■ Information provided ■
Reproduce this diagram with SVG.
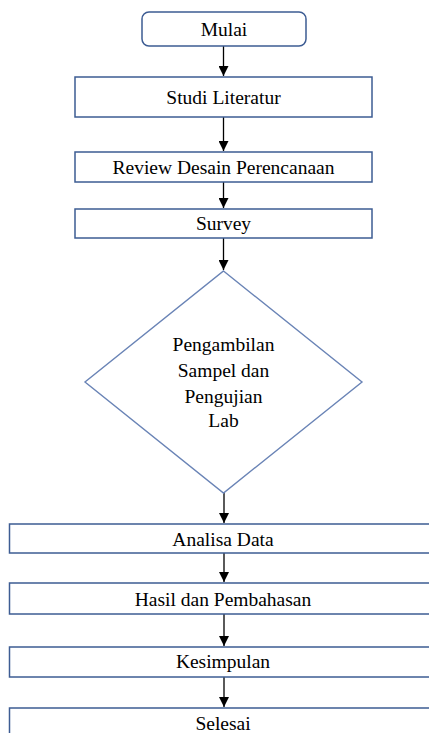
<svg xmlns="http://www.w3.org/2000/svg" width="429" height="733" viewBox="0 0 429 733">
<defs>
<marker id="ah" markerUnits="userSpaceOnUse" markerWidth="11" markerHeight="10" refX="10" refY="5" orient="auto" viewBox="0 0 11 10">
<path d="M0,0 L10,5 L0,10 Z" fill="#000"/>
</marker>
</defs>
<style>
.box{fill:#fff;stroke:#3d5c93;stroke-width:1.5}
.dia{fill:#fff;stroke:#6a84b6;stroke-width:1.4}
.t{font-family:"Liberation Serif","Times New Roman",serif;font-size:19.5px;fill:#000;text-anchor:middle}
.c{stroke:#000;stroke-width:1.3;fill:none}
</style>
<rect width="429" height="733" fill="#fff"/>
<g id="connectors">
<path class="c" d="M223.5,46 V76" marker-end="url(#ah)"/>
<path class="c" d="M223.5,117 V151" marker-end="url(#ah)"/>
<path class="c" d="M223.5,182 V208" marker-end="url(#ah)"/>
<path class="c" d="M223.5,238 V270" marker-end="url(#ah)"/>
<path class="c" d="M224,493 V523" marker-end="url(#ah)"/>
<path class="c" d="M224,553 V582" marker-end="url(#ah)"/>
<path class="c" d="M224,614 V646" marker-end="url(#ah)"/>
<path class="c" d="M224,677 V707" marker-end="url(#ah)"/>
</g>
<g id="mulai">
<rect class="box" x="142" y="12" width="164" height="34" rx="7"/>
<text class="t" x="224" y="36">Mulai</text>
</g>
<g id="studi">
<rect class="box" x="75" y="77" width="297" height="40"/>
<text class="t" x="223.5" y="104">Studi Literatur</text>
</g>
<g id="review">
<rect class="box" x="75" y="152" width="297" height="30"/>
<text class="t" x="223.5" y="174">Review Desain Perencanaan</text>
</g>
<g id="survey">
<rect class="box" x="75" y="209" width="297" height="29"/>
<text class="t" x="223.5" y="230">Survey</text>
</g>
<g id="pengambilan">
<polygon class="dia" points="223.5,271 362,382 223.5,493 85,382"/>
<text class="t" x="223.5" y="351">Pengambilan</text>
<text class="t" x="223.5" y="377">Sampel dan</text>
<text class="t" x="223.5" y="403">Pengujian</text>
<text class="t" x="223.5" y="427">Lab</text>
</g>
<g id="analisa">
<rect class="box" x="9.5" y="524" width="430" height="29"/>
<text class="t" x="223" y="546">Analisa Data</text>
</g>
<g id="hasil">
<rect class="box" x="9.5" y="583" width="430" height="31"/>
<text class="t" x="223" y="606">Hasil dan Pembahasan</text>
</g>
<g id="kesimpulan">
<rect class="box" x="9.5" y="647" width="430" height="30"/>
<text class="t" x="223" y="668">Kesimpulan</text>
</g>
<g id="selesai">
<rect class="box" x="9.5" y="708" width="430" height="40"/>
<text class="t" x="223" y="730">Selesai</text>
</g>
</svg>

■ Direction ■
Return each line from the material above exactly, but not the pictures.

■ Written solution ■
Reproduce this diagram with SVG.
<svg xmlns="http://www.w3.org/2000/svg" width="429" height="733" viewBox="0 0 429 733">
<defs>
<marker id="ah" markerUnits="userSpaceOnUse" markerWidth="11" markerHeight="10" refX="10" refY="5" orient="auto" viewBox="0 0 11 10">
<path d="M0,0 L10,5 L0,10 Z" fill="#000"/>
</marker>
</defs>
<style>
.box{fill:#fff;stroke:#3d5c93;stroke-width:1.5}
.dia{fill:#fff;stroke:#6a84b6;stroke-width:1.4}
.t{font-family:"Liberation Serif","Times New Roman",serif;font-size:19.5px;fill:#000;text-anchor:middle}
.c{stroke:#000;stroke-width:1.3;fill:none}
</style>
<rect width="429" height="733" fill="#fff"/>
<g id="connectors">
<path class="c" d="M223.5,46 V76" marker-end="url(#ah)"/>
<path class="c" d="M223.5,117 V151" marker-end="url(#ah)"/>
<path class="c" d="M223.5,182 V208" marker-end="url(#ah)"/>
<path class="c" d="M223.5,238 V270" marker-end="url(#ah)"/>
<path class="c" d="M224,493 V523" marker-end="url(#ah)"/>
<path class="c" d="M224,553 V582" marker-end="url(#ah)"/>
<path class="c" d="M224,614 V646" marker-end="url(#ah)"/>
<path class="c" d="M224,677 V707" marker-end="url(#ah)"/>
</g>
<g id="mulai">
<rect class="box" x="142" y="12" width="164" height="34" rx="7"/>
<text class="t" x="224" y="36">Mulai</text>
</g>
<g id="studi">
<rect class="box" x="75" y="77" width="297" height="40"/>
<text class="t" x="223.5" y="104">Studi Literatur</text>
</g>
<g id="review">
<rect class="box" x="75" y="152" width="297" height="30"/>
<text class="t" x="223.5" y="174">Review Desain Perencanaan</text>
</g>
<g id="survey">
<rect class="box" x="75" y="209" width="297" height="29"/>
<text class="t" x="223.5" y="230">Survey</text>
</g>
<g id="pengambilan">
<polygon class="dia" points="223.5,271 362,382 223.5,493 85,382"/>
<text class="t" x="223.5" y="351">Pengambilan</text>
<text class="t" x="223.5" y="377">Sampel dan</text>
<text class="t" x="223.5" y="403">Pengujian</text>
<text class="t" x="223.5" y="427">Lab</text>
</g>
<g id="analisa">
<rect class="box" x="9.5" y="524" width="430" height="29"/>
<text class="t" x="223" y="546">Analisa Data</text>
</g>
<g id="hasil">
<rect class="box" x="9.5" y="583" width="430" height="31"/>
<text class="t" x="223" y="606">Hasil dan Pembahasan</text>
</g>
<g id="kesimpulan">
<rect class="box" x="9.5" y="647" width="430" height="30"/>
<text class="t" x="223" y="668">Kesimpulan</text>
</g>
<g id="selesai">
<rect class="box" x="9.5" y="708" width="430" height="40"/>
<text class="t" x="223" y="730">Selesai</text>
</g>
</svg>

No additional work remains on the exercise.